Wow. I really, really, really need space. As an introvert, it's how I recharge. As a mother, it's how I recharge. As a healer, it's how I recharge. I love to give to other people and I have to make sure that I've got a lot to give. Space for me is about my ability to use and connect with my compassion and generosity and bring this, blossoming and large, into the world.
I want to meet this need for myself (and for my family!) I honor it and I know that I'm worth having it. I spent the last couple of months trying to meet this need through doing. Because, well, doing is what I do best. I scheduled meetings with realtors and contractors and walked them around my home and looked at listings they sent and I did this and did this to super high quotes and unreasonable (for my family) estimates until I broke last night. I broke and then, interestingly enough, I blamed.
The blame happened and I wasn't sure why. It's always interesting to me to watch it come up like a wave. Of course, I blamed my husband for a variety of factors. When that wasn't enough, I blamed groups of people, generally, for making the world inhospitable for me: for preventing me from meeting a very important need for myself.
Pema Chodron says that this blame thing is a barrier, a defense mechanism to keep us from being (from feeling?) vulnerable. I'd have to say that I agree, it's a way of raising myself into a superior position, where it's not my fault, for my own situation.
I am a "good" person. I am a "good" person. I am a "good" person.
What does being able to pay an exorbitantly high rent in the city have to do with being a good person? Am I unsuccessful? Have I not worked hard enough to make money? There it is....these same old stories that I thought I'd worked out so long ago.
Here it is, what kept me up a little late last night with mental chatter and a little observation happening in the background.

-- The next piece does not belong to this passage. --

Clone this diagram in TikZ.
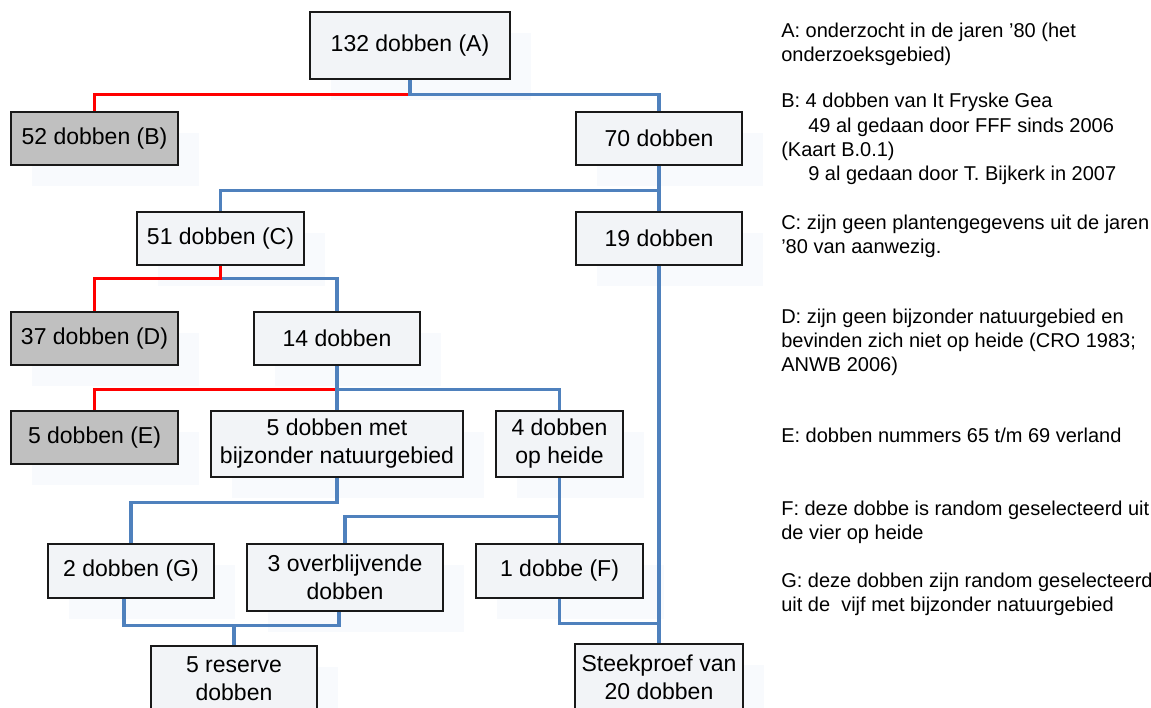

And may I continue to keep that little observation going, through a few minutes of meditation every day. I know that it's "normal" and fine. I don't need to change a single thing about it. I simply need to be aware of the programs that often begin running when the little protective tiger in me tries to kick in.
I got a little lost again, in the process, thinking that there was (or is) some goal to be had here: I will find a solution and get the space I need.
In reality, the thing I'm trying to solve is not important. The process I'm going through as I navigate this thing is what is. The observations I find, as I pull myself back from the intellect and watch it do it's thing, tell me about my character, about how we work as human beings and about some even bigger needs than space. This week, whether I write on it or not, is going to focus more on being so that I can move into a place of acceptance and re-find, as always, the faith I brought back with me from Nepal: The trust in a pathway that I am on, will always be on, and cannot be thrown from. No matter what happens, here it is beneath me, through me and within me; my very own life's path.